Pound Sterling to Euro (GBP/EUR) Exchange Rate Forecast to Hold Gains despite Slower-than-Forecast UK Services Output
The Pound Sterling to Euro (GBP/EUR) exchange rate edged higher by around 0.4% on Wednesday afternoon.
Despite the fact that British data showed that the services sector failed to grow in line with economists’ forecasts, the Pound held gains versus many of its currency rivals. The appreciation can be linked to speculation that the UK government’s recent sale of Royal Bank of Scotland (RBS) shares will attract foreign investors. The UK Services PMI came in at 57.4 in July; missing the median market forecast 58.0. In addition, July’s Composite PMI failed to meet with the market consensus of a drop from 57.4 to 56.9, with the actual result being 56.6.
The Pound Sterling to Euro (GBP/EUR) exchange rate is currently trending in the region of 1.4357.
Although European data produced mostly positive results, a particularly disappointing Eurozone retail sales publication weighed on demand for the common currency. Eurozone Retail Sales declined by -0.6% on the month in June; failing to meet with the market projection of -0.2%. On the year, Eurozone Retail Sales grew by 1.2%; much lower than the 2.0% forecast. Also weighing on the common currency is increasing speculation that Greece will not be able to sustain a recovery under the current debt load. The National Institute of Economic and Social Research (NIESR) showed that global economic growth is set to slow even as they account for Greek debt relief, which is likely to be a sticking point which causes delays to a final decision being made on the terms for Greece’s third bailout.
The Pound Sterling to Euro (GBP/EUR) exchange rate was trending within the range of 1.4292 to 1.4378 during Wednesday’s European session.
Pound Sterling to Indian Rupee (GBP/INR) Exchange Rate Forecast to Advance on RBI Rate Cut Predictions
The Pound Sterling to Indian Rupee (GBP/INR) exchange rate ticked higher by around 0.3% on Wednesday afternoon.
In response to the UK services data, Chris Williamson, Chief Economist at Markit stated; ‘Despite the dip in the PMI in July, the service sector continues to act as the main driver of economic growth. The survey data point to GDP growth merely easing from 0.7% in the second quarter to a still-impressive 0.6% at the start of the third quarter, which will do little to deter hawks at the Bank of England from voting for higher interest rates. However, the majority of MPC members will most likely see no need to rush into hiking rates any time soon. The doves will view the recent signs of cooling economic growth and slower job creation, also noting that inflation is currently zero and shows few signs of lifting higher due to the strong Pound and falling oil prices.’

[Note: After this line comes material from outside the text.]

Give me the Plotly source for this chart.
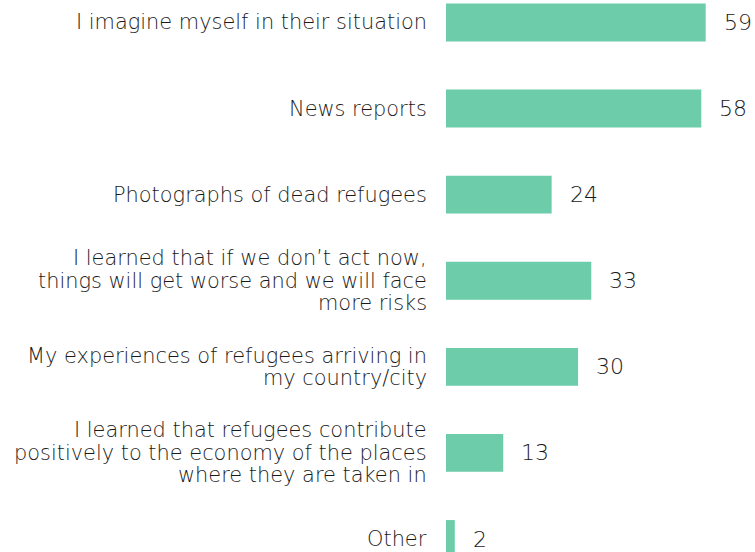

The Pound Sterling to Indian Rupee (GBP/INR) exchange rate is currently trending in the region of 99.5820.
Oil prices gained in the early stages of Wednesday’s European session, causing the Rupee to decline versus many of its peers. However, crude prices stabilised as the session progressed which helped the Rupee recover some of its early losses. However, even if oil prices were to decline significantly, the Rupee is likely to hold losses given that many analysts are predicting the Reserve Bank of India (RBI) will cut the cash rate in September. ‘We expect the RBI to cut rates by 25 bps in the September meeting, followed by further rate cuts of 25-50 bps through quarter ended March 2016,’ a Morgan Stanley report said.
The Pound Sterling to Indian Rupee (GBP/INR) exchange rate was trending within the range of 99.0660 to 99.7360 during Wednesday’s European session.